»»
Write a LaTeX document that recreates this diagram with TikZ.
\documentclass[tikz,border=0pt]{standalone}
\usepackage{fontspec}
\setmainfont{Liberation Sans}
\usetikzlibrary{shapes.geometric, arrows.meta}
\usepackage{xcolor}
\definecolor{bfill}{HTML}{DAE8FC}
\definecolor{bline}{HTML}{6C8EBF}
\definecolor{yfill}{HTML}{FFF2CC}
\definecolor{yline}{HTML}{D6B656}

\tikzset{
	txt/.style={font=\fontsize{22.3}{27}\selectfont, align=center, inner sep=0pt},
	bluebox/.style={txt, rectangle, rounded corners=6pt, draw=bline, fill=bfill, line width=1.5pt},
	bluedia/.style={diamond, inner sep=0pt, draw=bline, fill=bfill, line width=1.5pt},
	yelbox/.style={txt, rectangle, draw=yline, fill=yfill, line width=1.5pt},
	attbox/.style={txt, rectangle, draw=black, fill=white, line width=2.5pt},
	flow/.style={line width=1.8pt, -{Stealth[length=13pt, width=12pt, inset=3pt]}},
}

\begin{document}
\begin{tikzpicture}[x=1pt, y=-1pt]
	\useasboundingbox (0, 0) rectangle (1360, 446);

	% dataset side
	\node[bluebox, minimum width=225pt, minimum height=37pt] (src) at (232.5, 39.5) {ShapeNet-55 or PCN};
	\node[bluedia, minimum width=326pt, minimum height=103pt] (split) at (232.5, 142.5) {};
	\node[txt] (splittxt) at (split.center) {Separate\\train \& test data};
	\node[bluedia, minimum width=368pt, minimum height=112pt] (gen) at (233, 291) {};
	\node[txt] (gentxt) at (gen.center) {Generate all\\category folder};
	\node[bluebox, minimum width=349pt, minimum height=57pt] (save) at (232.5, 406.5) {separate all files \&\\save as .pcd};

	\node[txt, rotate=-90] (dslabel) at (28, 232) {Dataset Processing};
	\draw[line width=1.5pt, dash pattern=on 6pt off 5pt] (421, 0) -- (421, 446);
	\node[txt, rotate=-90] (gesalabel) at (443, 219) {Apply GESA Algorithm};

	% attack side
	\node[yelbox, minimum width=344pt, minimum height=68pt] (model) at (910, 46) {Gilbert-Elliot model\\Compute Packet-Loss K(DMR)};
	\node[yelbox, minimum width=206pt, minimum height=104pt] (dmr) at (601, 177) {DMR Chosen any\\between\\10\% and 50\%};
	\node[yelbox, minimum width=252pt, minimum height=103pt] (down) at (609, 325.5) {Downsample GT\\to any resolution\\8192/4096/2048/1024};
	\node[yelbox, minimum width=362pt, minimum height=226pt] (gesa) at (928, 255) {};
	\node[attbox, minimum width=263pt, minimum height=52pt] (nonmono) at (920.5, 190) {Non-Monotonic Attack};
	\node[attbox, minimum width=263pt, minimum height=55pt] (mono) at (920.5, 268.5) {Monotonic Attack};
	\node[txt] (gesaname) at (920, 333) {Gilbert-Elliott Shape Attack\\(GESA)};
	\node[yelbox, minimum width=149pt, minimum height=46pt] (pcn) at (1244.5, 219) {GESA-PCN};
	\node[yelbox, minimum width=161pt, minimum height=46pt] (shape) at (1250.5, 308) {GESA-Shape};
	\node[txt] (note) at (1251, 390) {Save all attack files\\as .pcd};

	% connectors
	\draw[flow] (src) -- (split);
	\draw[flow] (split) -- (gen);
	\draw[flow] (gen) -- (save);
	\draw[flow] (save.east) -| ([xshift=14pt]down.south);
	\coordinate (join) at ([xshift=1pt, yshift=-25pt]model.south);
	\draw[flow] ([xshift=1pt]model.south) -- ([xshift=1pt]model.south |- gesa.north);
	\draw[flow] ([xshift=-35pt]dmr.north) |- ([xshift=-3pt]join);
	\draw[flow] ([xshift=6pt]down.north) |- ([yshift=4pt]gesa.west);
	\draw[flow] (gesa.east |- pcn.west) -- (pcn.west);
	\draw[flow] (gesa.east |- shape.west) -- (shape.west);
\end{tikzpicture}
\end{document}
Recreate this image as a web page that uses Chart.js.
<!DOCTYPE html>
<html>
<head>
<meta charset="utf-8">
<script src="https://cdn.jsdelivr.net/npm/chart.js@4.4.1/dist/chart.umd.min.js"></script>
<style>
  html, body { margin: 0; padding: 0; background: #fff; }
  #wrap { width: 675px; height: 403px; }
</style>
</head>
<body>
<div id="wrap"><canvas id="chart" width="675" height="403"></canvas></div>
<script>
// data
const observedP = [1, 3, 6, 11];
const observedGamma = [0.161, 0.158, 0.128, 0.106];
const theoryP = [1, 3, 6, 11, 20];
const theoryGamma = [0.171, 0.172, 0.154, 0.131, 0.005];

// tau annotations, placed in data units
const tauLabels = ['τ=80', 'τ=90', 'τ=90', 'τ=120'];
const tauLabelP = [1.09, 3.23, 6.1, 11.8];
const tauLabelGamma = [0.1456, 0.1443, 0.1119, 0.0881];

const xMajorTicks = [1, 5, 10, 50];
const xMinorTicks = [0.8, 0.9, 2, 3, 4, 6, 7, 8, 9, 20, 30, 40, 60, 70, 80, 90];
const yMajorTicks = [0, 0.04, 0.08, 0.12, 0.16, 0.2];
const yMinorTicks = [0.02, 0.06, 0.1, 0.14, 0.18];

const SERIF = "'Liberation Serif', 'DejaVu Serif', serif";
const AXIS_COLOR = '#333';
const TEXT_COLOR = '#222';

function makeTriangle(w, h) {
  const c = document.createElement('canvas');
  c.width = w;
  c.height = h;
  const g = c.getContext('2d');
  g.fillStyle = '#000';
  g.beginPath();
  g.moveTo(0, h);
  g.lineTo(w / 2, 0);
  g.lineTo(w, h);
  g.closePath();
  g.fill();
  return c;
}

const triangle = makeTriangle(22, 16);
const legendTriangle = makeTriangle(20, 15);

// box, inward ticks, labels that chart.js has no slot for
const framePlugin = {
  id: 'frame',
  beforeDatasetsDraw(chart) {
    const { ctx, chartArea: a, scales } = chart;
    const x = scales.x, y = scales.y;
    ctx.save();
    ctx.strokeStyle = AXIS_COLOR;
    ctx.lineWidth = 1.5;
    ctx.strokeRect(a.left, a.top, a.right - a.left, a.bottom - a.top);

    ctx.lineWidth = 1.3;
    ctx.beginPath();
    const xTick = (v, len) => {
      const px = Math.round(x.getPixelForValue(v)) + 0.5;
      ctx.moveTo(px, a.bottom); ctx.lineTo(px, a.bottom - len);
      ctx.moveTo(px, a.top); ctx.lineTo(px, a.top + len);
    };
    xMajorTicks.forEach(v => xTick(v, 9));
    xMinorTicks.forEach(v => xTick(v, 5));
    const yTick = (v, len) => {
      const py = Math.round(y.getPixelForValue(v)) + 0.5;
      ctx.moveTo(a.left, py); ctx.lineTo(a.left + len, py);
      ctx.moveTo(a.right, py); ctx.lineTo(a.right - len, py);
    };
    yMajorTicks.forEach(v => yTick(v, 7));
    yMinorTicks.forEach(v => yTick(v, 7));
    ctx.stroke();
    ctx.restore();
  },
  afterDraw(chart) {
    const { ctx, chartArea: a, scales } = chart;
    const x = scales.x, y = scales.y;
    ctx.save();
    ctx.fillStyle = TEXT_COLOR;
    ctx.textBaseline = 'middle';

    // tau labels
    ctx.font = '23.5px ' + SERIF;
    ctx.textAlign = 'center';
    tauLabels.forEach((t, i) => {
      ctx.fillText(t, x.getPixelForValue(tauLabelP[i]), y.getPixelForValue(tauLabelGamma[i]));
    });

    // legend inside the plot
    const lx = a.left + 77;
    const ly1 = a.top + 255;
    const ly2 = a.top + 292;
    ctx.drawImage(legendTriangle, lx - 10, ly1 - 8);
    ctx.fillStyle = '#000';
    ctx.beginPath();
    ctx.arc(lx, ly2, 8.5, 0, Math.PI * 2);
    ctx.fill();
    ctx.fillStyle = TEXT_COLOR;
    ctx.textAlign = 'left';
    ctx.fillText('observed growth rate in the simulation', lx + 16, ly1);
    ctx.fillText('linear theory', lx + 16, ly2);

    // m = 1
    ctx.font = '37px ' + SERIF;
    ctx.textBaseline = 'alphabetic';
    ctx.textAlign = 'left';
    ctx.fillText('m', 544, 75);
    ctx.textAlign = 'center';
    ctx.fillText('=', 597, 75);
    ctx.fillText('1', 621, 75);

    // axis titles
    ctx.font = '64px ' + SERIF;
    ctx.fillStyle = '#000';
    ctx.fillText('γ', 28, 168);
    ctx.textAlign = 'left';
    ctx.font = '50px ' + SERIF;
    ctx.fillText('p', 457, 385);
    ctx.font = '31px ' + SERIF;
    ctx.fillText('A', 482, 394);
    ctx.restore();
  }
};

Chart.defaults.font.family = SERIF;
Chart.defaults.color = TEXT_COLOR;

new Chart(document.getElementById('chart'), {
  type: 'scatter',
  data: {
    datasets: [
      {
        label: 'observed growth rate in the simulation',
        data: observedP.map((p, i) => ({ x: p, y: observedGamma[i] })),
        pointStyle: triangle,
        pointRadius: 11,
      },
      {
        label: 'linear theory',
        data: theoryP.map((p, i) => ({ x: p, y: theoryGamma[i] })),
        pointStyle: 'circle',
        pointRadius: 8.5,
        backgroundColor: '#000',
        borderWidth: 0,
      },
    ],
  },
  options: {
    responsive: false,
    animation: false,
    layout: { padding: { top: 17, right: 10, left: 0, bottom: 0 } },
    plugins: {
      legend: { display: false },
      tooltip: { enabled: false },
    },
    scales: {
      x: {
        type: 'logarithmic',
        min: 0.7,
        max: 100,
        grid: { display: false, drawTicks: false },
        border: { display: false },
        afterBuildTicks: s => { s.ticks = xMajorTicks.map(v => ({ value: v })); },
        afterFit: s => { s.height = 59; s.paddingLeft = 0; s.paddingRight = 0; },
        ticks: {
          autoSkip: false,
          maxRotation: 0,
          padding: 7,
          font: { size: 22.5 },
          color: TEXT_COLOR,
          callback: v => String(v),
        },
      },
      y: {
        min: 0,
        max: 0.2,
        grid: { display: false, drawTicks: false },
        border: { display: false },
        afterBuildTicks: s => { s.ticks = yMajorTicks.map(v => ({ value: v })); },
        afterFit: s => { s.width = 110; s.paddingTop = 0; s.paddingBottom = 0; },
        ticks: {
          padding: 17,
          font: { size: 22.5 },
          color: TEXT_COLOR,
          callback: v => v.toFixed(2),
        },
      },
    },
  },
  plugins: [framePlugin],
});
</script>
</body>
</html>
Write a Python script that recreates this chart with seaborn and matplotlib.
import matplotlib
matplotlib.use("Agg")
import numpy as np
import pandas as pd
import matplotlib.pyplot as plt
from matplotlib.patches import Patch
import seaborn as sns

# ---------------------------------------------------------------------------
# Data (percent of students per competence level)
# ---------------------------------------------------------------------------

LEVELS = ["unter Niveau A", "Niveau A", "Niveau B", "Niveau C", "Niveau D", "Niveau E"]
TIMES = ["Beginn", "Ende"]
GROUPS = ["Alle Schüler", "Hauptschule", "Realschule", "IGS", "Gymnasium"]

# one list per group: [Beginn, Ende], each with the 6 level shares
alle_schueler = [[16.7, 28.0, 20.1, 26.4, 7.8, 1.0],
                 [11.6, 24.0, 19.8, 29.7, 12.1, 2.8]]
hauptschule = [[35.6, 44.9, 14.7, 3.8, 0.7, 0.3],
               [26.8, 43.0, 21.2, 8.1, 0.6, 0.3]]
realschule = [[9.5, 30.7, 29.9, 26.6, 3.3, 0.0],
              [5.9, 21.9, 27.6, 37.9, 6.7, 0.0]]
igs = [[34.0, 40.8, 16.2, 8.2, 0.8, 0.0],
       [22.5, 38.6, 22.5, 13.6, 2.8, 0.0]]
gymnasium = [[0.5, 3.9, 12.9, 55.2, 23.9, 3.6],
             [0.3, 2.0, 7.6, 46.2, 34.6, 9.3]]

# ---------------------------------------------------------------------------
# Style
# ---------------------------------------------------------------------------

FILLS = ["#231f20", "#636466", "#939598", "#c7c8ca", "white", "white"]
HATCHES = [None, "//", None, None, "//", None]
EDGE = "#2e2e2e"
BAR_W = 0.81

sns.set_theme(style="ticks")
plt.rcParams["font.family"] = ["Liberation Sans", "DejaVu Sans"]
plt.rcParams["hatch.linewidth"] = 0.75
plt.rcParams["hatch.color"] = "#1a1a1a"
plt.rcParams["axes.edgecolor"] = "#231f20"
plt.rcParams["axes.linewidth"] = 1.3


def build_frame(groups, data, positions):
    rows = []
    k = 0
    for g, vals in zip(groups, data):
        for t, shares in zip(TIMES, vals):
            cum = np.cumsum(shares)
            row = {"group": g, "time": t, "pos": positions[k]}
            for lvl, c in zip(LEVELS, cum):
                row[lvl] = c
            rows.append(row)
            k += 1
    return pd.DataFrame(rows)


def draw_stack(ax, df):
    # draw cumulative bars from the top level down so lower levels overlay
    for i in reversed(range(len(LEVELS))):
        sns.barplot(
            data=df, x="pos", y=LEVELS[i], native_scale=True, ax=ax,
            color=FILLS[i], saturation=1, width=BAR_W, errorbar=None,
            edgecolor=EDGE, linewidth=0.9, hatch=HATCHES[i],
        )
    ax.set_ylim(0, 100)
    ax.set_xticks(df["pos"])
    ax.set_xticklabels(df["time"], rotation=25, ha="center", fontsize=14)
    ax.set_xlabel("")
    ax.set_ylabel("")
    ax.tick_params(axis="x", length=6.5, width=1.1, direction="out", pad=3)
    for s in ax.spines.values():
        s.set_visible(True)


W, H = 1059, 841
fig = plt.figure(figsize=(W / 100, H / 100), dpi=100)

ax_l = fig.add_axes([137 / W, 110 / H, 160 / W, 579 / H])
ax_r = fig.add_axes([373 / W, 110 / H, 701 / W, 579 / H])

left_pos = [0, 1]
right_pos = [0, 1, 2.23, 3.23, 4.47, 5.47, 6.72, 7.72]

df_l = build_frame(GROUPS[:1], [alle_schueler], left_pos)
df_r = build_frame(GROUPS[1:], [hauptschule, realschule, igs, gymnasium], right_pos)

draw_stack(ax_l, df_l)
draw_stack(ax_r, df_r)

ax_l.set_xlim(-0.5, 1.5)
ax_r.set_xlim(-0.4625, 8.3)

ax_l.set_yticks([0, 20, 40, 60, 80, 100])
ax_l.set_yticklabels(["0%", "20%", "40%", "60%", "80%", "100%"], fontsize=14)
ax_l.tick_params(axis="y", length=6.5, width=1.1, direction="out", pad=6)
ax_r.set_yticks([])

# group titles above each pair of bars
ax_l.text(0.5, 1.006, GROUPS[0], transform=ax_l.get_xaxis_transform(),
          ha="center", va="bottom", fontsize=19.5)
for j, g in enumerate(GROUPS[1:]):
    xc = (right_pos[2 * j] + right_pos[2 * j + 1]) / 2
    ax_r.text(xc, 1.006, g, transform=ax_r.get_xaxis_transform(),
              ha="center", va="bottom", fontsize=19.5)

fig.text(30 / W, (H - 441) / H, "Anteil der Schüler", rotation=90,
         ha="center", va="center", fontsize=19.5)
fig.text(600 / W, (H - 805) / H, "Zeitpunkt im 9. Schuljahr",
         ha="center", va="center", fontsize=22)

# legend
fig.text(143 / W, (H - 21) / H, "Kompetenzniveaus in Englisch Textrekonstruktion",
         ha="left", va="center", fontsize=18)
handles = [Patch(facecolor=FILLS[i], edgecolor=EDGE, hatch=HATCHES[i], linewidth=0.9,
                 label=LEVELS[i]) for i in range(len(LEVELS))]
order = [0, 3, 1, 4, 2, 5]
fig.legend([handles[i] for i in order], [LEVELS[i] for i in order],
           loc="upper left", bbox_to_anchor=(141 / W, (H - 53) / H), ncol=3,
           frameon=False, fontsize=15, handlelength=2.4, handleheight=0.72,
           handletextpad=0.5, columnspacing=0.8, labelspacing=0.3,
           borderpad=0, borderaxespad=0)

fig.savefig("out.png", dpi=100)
««
**TO DO**
Set down verbatim only the lines between the start of the data above and the line with "rectangle (1360, 446);", both boundaries included.

**FULL RESPONSE**
Write a LaTeX document that recreates this diagram with TikZ.
\documentclass[tikz,border=0pt]{standalone}
\usepackage{fontspec}
\setmainfont{Liberation Sans}
\usetikzlibrary{shapes.geometric, arrows.meta}
\usepackage{xcolor}
\definecolor{bfill}{HTML}{DAE8FC}
\definecolor{bline}{HTML}{6C8EBF}
\definecolor{yfill}{HTML}{FFF2CC}
\definecolor{yline}{HTML}{D6B656}

\tikzset{
	txt/.style={font=\fontsize{22.3}{27}\selectfont, align=center, inner sep=0pt},
	bluebox/.style={txt, rectangle, rounded corners=6pt, draw=bline, fill=bfill, line width=1.5pt},
	bluedia/.style={diamond, inner sep=0pt, draw=bline, fill=bfill, line width=1.5pt},
	yelbox/.style={txt, rectangle, draw=yline, fill=yfill, line width=1.5pt},
	attbox/.style={txt, rectangle, draw=black, fill=white, line width=2.5pt},
	flow/.style={line width=1.8pt, -{Stealth[length=13pt, width=12pt, inset=3pt]}},
}

\begin{document}
\begin{tikzpicture}[x=1pt, y=-1pt]
	\useasboundingbox (0, 0) rectangle (1360, 446);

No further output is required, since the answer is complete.